══ Record list
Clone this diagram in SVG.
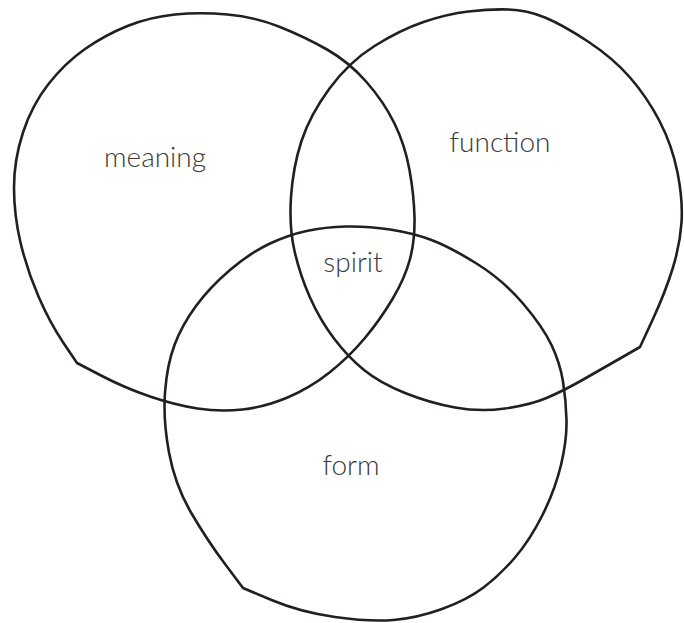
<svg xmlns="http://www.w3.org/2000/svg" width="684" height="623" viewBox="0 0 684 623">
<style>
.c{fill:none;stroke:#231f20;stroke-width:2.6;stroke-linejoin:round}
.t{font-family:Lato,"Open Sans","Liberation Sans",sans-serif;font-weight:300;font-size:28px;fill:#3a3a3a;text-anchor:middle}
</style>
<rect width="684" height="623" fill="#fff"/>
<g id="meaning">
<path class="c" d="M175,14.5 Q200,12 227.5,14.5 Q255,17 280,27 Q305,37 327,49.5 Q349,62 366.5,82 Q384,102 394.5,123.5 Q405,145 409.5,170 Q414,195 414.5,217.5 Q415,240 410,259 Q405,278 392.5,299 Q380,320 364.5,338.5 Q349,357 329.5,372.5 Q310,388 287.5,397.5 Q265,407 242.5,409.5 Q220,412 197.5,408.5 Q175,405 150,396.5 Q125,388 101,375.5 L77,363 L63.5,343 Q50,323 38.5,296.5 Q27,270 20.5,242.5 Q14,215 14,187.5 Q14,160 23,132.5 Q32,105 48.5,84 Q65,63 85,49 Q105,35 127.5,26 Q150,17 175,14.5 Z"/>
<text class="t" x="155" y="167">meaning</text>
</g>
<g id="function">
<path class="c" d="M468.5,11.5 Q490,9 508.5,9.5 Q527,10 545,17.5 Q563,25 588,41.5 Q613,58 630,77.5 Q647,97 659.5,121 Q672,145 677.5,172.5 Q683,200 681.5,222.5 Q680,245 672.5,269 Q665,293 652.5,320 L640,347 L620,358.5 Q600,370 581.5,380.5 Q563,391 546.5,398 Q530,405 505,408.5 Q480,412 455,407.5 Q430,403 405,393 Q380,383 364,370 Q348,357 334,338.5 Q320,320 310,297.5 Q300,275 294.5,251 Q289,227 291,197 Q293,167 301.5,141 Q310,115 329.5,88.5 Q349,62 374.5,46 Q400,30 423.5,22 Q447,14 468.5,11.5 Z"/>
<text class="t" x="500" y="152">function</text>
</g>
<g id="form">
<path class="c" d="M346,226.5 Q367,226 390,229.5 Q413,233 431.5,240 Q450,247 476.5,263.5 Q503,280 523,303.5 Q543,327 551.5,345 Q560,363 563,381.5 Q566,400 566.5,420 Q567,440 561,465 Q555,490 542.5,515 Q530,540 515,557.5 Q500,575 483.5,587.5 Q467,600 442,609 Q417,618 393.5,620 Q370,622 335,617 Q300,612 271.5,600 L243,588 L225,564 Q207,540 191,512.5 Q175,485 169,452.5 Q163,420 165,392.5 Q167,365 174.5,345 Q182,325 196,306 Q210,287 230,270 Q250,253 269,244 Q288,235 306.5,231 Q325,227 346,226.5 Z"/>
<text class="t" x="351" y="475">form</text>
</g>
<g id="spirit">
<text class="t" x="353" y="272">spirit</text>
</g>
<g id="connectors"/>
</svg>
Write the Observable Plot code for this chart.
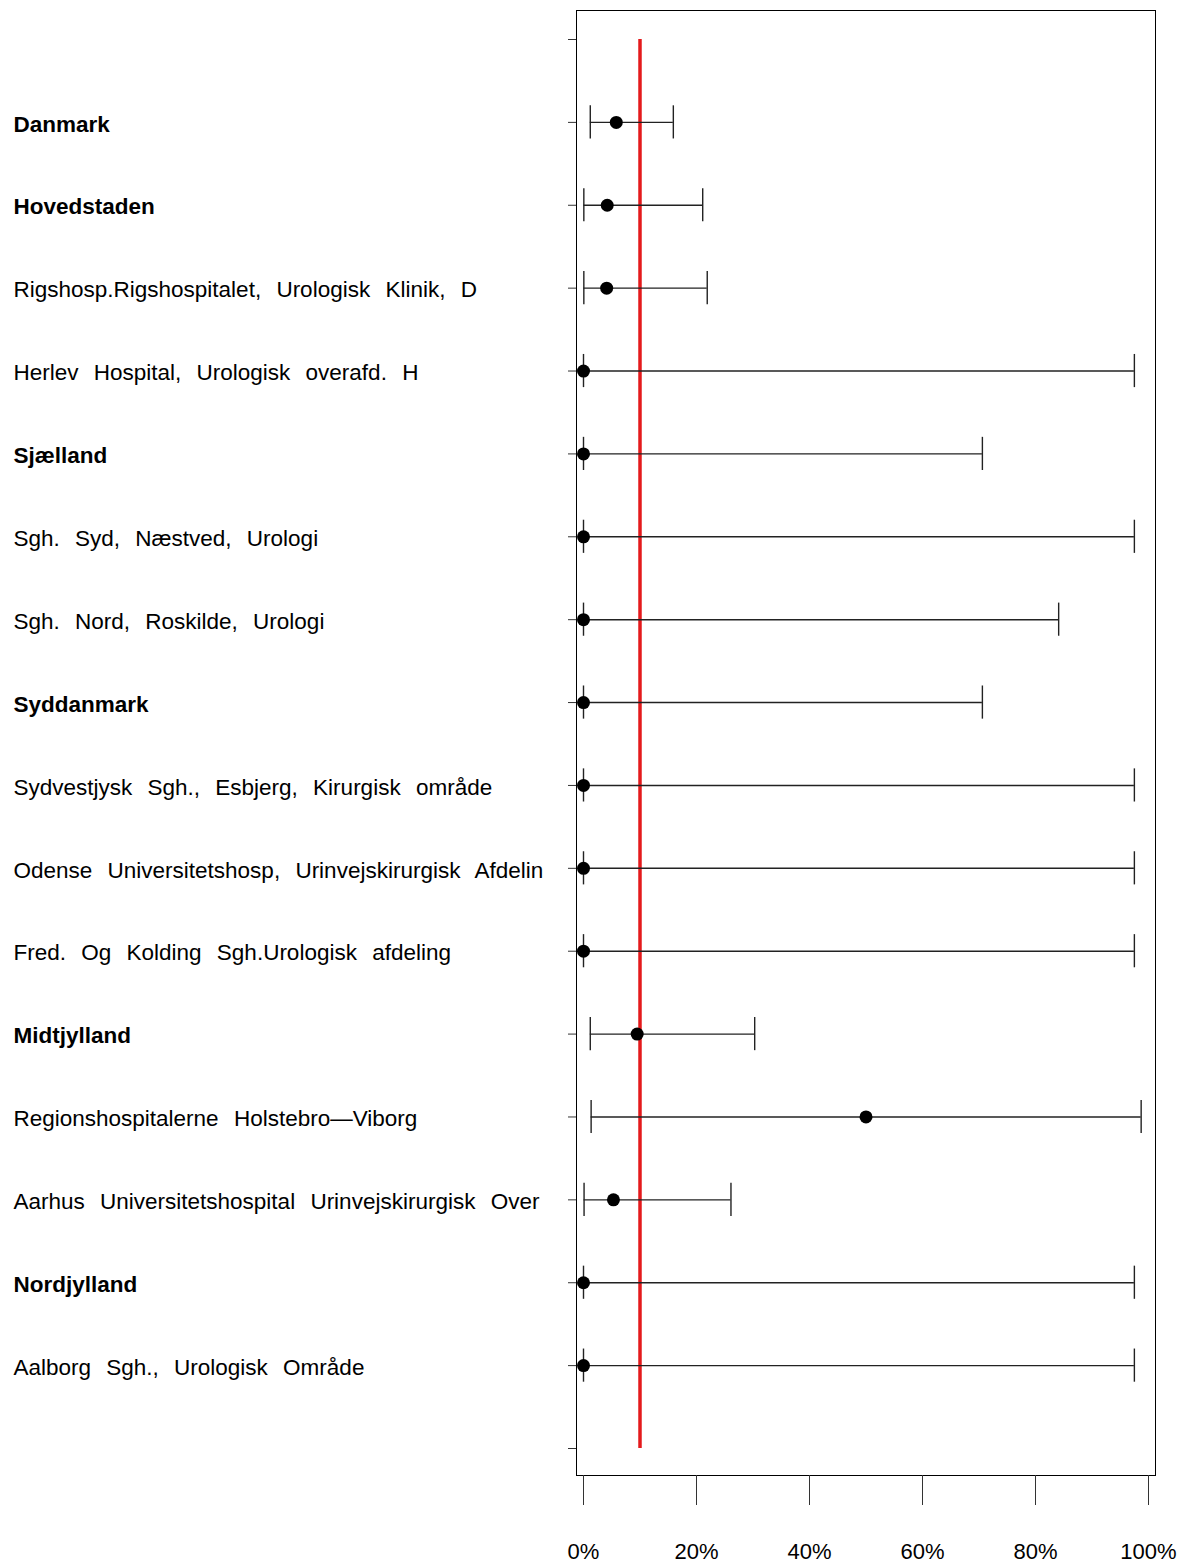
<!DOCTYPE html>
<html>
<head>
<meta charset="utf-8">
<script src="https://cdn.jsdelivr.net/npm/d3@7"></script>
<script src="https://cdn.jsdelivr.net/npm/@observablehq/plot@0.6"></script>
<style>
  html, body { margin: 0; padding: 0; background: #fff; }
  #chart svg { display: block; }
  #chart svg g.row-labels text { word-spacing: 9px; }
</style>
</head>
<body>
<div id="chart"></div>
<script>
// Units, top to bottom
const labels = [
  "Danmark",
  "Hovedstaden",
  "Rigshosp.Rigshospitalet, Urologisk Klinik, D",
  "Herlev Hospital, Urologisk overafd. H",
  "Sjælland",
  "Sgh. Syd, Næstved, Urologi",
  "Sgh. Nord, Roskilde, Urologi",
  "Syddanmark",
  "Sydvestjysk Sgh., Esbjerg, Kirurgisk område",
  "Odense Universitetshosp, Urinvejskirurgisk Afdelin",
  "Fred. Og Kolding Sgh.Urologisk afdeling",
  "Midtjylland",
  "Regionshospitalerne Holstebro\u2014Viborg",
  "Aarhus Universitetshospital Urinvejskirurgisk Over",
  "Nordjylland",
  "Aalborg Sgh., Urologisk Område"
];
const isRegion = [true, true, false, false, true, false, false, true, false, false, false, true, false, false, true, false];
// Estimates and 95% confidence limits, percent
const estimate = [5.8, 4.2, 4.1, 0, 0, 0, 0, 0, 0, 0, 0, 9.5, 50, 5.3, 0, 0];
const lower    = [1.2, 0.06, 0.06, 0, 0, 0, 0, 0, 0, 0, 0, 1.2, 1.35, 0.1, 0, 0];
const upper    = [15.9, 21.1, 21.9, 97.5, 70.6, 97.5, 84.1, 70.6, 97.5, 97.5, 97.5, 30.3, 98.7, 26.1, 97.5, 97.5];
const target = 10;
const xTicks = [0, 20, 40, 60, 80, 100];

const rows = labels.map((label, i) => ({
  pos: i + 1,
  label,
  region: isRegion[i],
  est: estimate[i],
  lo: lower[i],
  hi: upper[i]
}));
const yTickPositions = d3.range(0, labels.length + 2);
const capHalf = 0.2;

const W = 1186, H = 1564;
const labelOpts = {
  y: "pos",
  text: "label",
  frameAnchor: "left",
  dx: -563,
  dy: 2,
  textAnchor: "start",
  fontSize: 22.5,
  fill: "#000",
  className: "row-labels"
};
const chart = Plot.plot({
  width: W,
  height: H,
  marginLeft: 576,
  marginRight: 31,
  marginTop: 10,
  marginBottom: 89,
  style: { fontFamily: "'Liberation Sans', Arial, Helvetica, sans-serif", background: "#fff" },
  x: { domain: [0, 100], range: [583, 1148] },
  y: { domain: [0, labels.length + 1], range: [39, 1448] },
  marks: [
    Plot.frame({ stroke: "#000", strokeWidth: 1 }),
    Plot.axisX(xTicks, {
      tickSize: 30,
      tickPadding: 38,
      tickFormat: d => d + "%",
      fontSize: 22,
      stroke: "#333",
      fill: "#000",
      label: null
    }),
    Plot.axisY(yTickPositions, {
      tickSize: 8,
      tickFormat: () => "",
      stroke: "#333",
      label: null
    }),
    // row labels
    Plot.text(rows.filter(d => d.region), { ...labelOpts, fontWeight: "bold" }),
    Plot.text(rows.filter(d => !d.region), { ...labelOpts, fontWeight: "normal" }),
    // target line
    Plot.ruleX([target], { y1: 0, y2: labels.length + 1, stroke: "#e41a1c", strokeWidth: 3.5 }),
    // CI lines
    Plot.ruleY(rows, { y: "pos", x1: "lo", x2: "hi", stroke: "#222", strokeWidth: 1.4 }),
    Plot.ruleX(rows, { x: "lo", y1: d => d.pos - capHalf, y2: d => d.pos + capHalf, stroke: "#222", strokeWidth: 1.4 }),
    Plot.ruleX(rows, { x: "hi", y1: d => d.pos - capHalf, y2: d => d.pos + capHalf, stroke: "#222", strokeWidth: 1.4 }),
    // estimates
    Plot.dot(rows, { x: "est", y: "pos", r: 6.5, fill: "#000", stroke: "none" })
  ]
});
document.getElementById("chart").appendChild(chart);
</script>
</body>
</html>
════
Task directions: Reproduce every entry word for word, but skip any pictures.

Exercise response:
Clone this diagram in SVG.
<svg xmlns="http://www.w3.org/2000/svg" width="684" height="623" viewBox="0 0 684 623">
<style>
.c{fill:none;stroke:#231f20;stroke-width:2.6;stroke-linejoin:round}
.t{font-family:Lato,"Open Sans","Liberation Sans",sans-serif;font-weight:300;font-size:28px;fill:#3a3a3a;text-anchor:middle}
</style>
<rect width="684" height="623" fill="#fff"/>
<g id="meaning">
<path class="c" d="M175,14.5 Q200,12 227.5,14.5 Q255,17 280,27 Q305,37 327,49.5 Q349,62 366.5,82 Q384,102 394.5,123.5 Q405,145 409.5,170 Q414,195 414.5,217.5 Q415,240 410,259 Q405,278 392.5,299 Q380,320 364.5,338.5 Q349,357 329.5,372.5 Q310,388 287.5,397.5 Q265,407 242.5,409.5 Q220,412 197.5,408.5 Q175,405 150,396.5 Q125,388 101,375.5 L77,363 L63.5,343 Q50,323 38.5,296.5 Q27,270 20.5,242.5 Q14,215 14,187.5 Q14,160 23,132.5 Q32,105 48.5,84 Q65,63 85,49 Q105,35 127.5,26 Q150,17 175,14.5 Z"/>
<text class="t" x="155" y="167">meaning</text>
</g>
<g id="function">
<path class="c" d="M468.5,11.5 Q490,9 508.5,9.5 Q527,10 545,17.5 Q563,25 588,41.5 Q613,58 630,77.5 Q647,97 659.5,121 Q672,145 677.5,172.5 Q683,200 681.5,222.5 Q680,245 672.5,269 Q665,293 652.5,320 L640,347 L620,358.5 Q600,370 581.5,380.5 Q563,391 546.5,398 Q530,405 505,408.5 Q480,412 455,407.5 Q430,403 405,393 Q380,383 364,370 Q348,357 334,338.5 Q320,320 310,297.5 Q300,275 294.5,251 Q289,227 291,197 Q293,167 301.5,141 Q310,115 329.5,88.5 Q349,62 374.5,46 Q400,30 423.5,22 Q447,14 468.5,11.5 Z"/>
<text class="t" x="500" y="152">function</text>
</g>
<g id="form">
<path class="c" d="M346,226.5 Q367,226 390,229.5 Q413,233 431.5,240 Q450,247 476.5,263.5 Q503,280 523,303.5 Q543,327 551.5,345 Q560,363 563,381.5 Q566,400 566.5,420 Q567,440 561,465 Q555,490 542.5,515 Q530,540 515,557.5 Q500,575 483.5,587.5 Q467,600 442,609 Q417,618 393.5,620 Q370,622 335,617 Q300,612 271.5,600 L243,588 L225,564 Q207,540 191,512.5 Q175,485 169,452.5 Q163,420 165,392.5 Q167,365 174.5,345 Q182,325 196,306 Q210,287 230,270 Q250,253 269,244 Q288,235 306.5,231 Q325,227 346,226.5 Z"/>
<text class="t" x="351" y="475">form</text>
</g>
<g id="spirit">
<text class="t" x="353" y="272">spirit</text>
</g>
<g id="connectors"/>
</svg>
Write the Observable Plot code for this chart.
<!DOCTYPE html>
<html>
<head>
<meta charset="utf-8">
<script src="https://cdn.jsdelivr.net/npm/d3@7"></script>
<script src="https://cdn.jsdelivr.net/npm/@observablehq/plot@0.6"></script>
<style>
  html, body { margin: 0; padding: 0; background: #fff; }
  #chart svg { display: block; }
  #chart svg g.row-labels text { word-spacing: 9px; }
</style>
</head>
<body>
<div id="chart"></div>
<script>
// Units, top to bottom
const labels = [
  "Danmark",
  "Hovedstaden",
  "Rigshosp.Rigshospitalet, Urologisk Klinik, D",
  "Herlev Hospital, Urologisk overafd. H",
  "Sjælland",
  "Sgh. Syd, Næstved, Urologi",
  "Sgh. Nord, Roskilde, Urologi",
  "Syddanmark",
  "Sydvestjysk Sgh., Esbjerg, Kirurgisk område",
  "Odense Universitetshosp, Urinvejskirurgisk Afdelin",
  "Fred. Og Kolding Sgh.Urologisk afdeling",
  "Midtjylland",
  "Regionshospitalerne Holstebro\u2014Viborg",
  "Aarhus Universitetshospital Urinvejskirurgisk Over",
  "Nordjylland",
  "Aalborg Sgh., Urologisk Område"
];
const isRegion = [true, true, false, false, true, false, false, true, false, false, false, true, false, false, true, false];
// Estimates and 95% confidence limits, percent
const estimate = [5.8, 4.2, 4.1, 0, 0, 0, 0, 0, 0, 0, 0, 9.5, 50, 5.3, 0, 0];
const lower    = [1.2, 0.06, 0.06, 0, 0, 0, 0, 0, 0, 0, 0, 1.2, 1.35, 0.1, 0, 0];
const upper    = [15.9, 21.1, 21.9, 97.5, 70.6, 97.5, 84.1, 70.6, 97.5, 97.5, 97.5, 30.3, 98.7, 26.1, 97.5, 97.5];
const target = 10;
const xTicks = [0, 20, 40, 60, 80, 100];

const rows = labels.map((label, i) => ({
  pos: i + 1,
  label,
  region: isRegion[i],
  est: estimate[i],
  lo: lower[i],
  hi: upper[i]
}));
const yTickPositions = d3.range(0, labels.length + 2);
const capHalf = 0.2;

const W = 1186, H = 1564;
const labelOpts = {
  y: "pos",
  text: "label",
  frameAnchor: "left",
  dx: -563,
  dy: 2,
  textAnchor: "start",
  fontSize: 22.5,
  fill: "#000",
  className: "row-labels"
};
const chart = Plot.plot({
  width: W,
  height: H,
  marginLeft: 576,
  marginRight: 31,
  marginTop: 10,
  marginBottom: 89,
  style: { fontFamily: "'Liberation Sans', Arial, Helvetica, sans-serif", background: "#fff" },
  x: { domain: [0, 100], range: [583, 1148] },
  y: { domain: [0, labels.length + 1], range: [39, 1448] },
  marks: [
    Plot.frame({ stroke: "#000", strokeWidth: 1 }),
    Plot.axisX(xTicks, {
      tickSize: 30,
      tickPadding: 38,
      tickFormat: d => d + "%",
      fontSize: 22,
      stroke: "#333",
      fill: "#000",
      label: null
    }),
    Plot.axisY(yTickPositions, {
      tickSize: 8,
      tickFormat: () => "",
      stroke: "#333",
      label: null
    }),
    // row labels
    Plot.text(rows.filter(d => d.region), { ...labelOpts, fontWeight: "bold" }),
    Plot.text(rows.filter(d => !d.region), { ...labelOpts, fontWeight: "normal" }),
    // target line
    Plot.ruleX([target], { y1: 0, y2: labels.length + 1, stroke: "#e41a1c", strokeWidth: 3.5 }),
    // CI lines
    Plot.ruleY(rows, { y: "pos", x1: "lo", x2: "hi", stroke: "#222", strokeWidth: 1.4 }),
    Plot.ruleX(rows, { x: "lo", y1: d => d.pos - capHalf, y2: d => d.pos + capHalf, stroke: "#222", strokeWidth: 1.4 }),
    Plot.ruleX(rows, { x: "hi", y1: d => d.pos - capHalf, y2: d => d.pos + capHalf, stroke: "#222", strokeWidth: 1.4 }),
    // estimates
    Plot.dot(rows, { x: "est", y: "pos", r: 6.5, fill: "#000", stroke: "none" })
  ]
});
document.getElementById("chart").appendChild(chart);
</script>
</body>
</html>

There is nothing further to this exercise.